Given entries:
________________

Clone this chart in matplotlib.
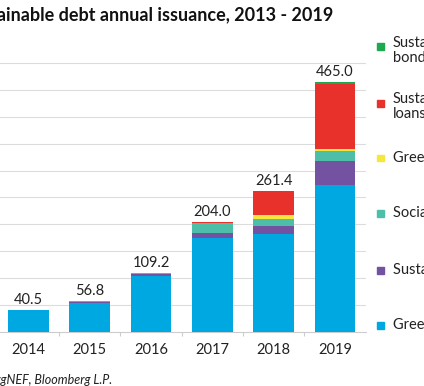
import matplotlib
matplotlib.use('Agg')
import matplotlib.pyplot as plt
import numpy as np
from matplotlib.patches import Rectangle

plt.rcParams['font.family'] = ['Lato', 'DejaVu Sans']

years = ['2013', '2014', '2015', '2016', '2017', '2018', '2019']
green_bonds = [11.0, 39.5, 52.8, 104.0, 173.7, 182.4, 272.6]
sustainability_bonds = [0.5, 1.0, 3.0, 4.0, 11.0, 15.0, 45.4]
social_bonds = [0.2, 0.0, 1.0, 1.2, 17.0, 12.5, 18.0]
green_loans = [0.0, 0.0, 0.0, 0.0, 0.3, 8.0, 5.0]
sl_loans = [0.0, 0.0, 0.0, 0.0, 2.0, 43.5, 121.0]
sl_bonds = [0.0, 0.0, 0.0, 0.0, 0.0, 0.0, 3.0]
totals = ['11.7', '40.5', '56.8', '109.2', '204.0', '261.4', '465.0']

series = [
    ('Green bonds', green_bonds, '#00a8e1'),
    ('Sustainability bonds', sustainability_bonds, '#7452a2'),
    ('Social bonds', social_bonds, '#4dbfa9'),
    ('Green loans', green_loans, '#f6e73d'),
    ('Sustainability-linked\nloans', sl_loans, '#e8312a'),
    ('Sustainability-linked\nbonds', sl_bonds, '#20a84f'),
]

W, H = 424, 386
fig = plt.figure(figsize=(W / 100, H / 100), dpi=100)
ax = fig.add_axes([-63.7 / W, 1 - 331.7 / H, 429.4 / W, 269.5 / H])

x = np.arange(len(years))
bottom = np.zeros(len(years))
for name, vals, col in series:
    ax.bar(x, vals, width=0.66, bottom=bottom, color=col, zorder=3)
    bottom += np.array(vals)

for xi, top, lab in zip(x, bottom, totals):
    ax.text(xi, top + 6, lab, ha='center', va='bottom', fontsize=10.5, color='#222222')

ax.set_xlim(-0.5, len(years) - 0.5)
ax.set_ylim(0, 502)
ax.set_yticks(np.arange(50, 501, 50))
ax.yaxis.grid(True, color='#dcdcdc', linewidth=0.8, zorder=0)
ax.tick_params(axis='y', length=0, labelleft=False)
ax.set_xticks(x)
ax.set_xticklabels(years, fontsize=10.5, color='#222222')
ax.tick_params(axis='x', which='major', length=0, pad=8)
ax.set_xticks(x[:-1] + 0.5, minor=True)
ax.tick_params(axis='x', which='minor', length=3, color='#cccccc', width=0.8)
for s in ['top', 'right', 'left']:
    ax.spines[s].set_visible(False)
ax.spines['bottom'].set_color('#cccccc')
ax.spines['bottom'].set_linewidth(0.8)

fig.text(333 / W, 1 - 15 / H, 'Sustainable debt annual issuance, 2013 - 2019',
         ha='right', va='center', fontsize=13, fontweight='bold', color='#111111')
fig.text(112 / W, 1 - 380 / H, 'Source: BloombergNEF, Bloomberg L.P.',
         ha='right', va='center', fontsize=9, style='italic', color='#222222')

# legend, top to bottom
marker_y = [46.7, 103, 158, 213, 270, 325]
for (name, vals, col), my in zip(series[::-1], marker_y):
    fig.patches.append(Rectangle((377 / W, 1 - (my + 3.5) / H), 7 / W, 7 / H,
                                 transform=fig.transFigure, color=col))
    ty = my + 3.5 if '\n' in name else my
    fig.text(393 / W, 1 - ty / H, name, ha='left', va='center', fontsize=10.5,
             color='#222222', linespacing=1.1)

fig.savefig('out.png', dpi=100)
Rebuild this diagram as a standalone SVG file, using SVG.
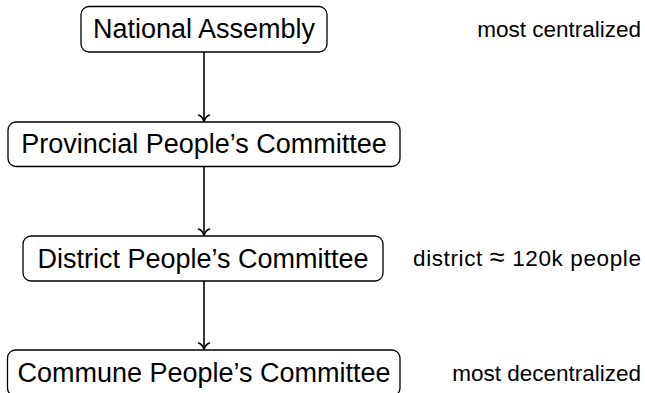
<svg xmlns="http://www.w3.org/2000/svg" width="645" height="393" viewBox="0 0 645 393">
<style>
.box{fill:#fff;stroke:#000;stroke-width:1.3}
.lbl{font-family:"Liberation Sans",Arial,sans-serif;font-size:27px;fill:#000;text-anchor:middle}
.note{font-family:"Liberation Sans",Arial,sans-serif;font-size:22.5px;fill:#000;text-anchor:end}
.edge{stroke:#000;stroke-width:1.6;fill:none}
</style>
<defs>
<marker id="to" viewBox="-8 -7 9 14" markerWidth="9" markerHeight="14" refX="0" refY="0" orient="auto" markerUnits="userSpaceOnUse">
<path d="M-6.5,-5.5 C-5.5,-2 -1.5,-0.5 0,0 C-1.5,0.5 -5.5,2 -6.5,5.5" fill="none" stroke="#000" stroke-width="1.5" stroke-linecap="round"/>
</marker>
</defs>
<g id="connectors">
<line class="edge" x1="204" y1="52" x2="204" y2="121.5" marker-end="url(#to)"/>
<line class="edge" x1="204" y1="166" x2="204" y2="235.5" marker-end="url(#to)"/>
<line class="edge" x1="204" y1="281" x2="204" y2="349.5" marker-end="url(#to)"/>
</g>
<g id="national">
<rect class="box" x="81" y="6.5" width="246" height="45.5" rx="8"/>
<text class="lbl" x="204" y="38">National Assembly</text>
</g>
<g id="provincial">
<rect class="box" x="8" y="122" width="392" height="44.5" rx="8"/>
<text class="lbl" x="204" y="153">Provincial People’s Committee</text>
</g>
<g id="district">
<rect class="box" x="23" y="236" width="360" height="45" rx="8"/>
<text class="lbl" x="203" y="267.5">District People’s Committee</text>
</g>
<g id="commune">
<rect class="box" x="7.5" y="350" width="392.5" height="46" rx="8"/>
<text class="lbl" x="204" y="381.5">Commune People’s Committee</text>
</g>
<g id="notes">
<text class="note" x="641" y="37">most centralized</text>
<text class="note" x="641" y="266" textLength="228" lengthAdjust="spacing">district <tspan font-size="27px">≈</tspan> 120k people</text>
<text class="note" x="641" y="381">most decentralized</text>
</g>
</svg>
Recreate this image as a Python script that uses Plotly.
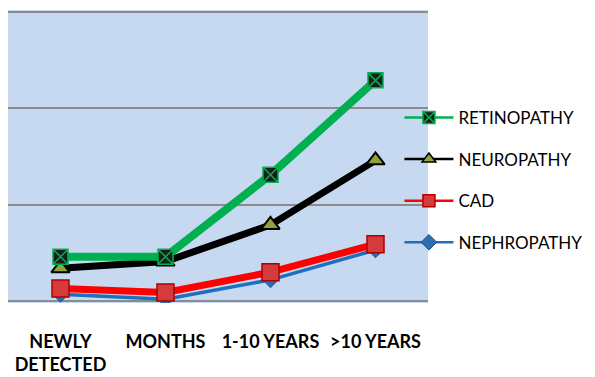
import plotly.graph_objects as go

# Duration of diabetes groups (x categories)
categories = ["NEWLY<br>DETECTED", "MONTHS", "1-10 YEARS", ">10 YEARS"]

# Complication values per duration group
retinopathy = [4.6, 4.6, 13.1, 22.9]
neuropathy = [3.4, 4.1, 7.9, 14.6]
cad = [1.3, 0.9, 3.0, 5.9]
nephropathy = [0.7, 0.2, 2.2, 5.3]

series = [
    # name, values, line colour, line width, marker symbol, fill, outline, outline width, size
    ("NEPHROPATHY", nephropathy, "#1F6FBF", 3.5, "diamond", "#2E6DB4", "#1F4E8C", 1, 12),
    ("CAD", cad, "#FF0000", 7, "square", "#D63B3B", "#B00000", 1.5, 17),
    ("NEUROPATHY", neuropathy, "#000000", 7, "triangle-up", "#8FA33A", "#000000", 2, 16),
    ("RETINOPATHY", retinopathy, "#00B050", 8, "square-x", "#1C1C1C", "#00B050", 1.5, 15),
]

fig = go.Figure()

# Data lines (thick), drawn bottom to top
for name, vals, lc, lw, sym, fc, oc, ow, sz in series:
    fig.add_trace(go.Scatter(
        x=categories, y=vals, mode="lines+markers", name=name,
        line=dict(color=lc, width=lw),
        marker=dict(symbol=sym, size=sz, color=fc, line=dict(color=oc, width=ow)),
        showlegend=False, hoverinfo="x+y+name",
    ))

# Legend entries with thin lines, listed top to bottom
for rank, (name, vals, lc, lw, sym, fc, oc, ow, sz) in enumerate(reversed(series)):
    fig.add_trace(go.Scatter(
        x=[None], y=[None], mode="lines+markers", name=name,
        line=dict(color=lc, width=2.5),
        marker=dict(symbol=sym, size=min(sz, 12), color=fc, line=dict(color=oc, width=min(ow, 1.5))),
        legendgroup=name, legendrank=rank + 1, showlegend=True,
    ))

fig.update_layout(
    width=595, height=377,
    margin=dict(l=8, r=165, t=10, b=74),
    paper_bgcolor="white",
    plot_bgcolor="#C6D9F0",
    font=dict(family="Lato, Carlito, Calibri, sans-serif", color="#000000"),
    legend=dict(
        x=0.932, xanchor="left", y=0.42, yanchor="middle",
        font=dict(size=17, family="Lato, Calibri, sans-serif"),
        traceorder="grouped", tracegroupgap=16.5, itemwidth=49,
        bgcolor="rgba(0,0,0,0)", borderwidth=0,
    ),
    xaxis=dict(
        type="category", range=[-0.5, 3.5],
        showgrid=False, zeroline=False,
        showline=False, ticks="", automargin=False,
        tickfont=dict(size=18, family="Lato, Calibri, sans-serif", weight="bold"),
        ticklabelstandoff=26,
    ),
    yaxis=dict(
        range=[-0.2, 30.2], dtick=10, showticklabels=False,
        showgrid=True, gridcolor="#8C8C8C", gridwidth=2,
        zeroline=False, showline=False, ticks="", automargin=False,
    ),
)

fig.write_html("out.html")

________________

Exercise directions:
Each line from the top of the material through the line containing "['11.7', '40.5', '56.8', '109.2', '204.0', '261.4', '465.0']" should be reproduced exactly; please drop any images.

Solution to this exercise:
Clone this chart in matplotlib.
import matplotlib
matplotlib.use('Agg')
import matplotlib.pyplot as plt
import numpy as np
from matplotlib.patches import Rectangle

plt.rcParams['font.family'] = ['Lato', 'DejaVu Sans']

years = ['2013', '2014', '2015', '2016', '2017', '2018', '2019']
green_bonds = [11.0, 39.5, 52.8, 104.0, 173.7, 182.4, 272.6]
sustainability_bonds = [0.5, 1.0, 3.0, 4.0, 11.0, 15.0, 45.4]
social_bonds = [0.2, 0.0, 1.0, 1.2, 17.0, 12.5, 18.0]
green_loans = [0.0, 0.0, 0.0, 0.0, 0.3, 8.0, 5.0]
sl_loans = [0.0, 0.0, 0.0, 0.0, 2.0, 43.5, 121.0]
sl_bonds = [0.0, 0.0, 0.0, 0.0, 0.0, 0.0, 3.0]
totals = ['11.7', '40.5', '56.8', '109.2', '204.0', '261.4', '465.0']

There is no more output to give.